Exercise - Begin with the first line of the material and copy each line word for word through the line that contains "from matplotlib.lines import Line2D"; the pictures are left out.

Stored data -
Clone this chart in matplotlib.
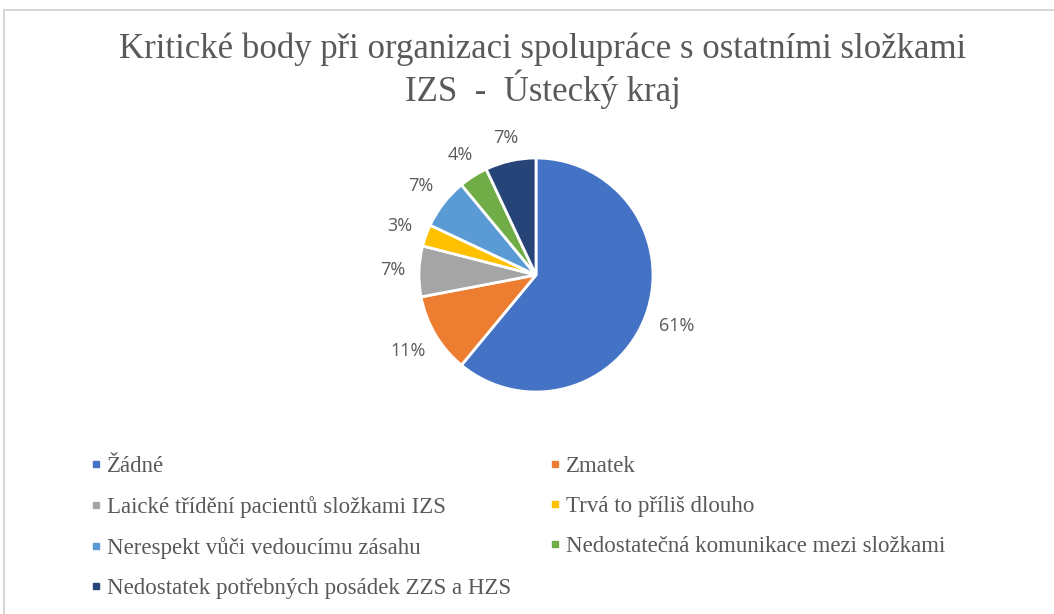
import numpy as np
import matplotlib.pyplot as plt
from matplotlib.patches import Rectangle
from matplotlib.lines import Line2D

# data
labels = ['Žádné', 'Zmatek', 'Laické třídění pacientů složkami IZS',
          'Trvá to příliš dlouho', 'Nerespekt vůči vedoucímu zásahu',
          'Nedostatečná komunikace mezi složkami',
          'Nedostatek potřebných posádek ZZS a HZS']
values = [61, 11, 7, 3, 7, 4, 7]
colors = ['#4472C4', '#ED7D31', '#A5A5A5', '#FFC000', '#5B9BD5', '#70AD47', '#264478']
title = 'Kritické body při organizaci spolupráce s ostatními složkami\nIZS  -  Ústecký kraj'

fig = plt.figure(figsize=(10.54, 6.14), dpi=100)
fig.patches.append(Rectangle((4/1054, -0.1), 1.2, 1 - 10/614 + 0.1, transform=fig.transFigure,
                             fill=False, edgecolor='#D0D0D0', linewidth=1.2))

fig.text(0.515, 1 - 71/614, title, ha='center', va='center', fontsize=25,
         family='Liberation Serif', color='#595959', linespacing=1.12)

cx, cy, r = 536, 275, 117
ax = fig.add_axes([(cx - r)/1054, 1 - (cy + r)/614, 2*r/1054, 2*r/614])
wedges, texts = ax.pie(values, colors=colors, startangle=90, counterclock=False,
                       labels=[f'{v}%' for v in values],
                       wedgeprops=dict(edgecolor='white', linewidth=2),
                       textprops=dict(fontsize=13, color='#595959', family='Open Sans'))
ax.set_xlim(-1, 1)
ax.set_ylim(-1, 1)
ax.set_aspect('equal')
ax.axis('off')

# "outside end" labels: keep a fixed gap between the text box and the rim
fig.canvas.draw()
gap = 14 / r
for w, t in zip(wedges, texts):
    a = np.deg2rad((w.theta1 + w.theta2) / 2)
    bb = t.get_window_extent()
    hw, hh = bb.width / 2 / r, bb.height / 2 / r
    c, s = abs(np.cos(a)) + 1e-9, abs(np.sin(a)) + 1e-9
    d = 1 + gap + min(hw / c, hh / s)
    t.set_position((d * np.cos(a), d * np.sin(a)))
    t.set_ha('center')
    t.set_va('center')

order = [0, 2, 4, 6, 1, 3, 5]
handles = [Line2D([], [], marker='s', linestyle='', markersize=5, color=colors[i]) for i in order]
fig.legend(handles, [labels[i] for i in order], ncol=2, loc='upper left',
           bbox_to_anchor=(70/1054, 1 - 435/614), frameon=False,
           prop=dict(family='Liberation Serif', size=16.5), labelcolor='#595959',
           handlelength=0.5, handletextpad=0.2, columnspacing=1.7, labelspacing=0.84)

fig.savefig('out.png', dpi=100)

Solution below -
Clone this chart in matplotlib.
import numpy as np
import matplotlib.pyplot as plt
from matplotlib.patches import Rectangle
from matplotlib.lines import Line2D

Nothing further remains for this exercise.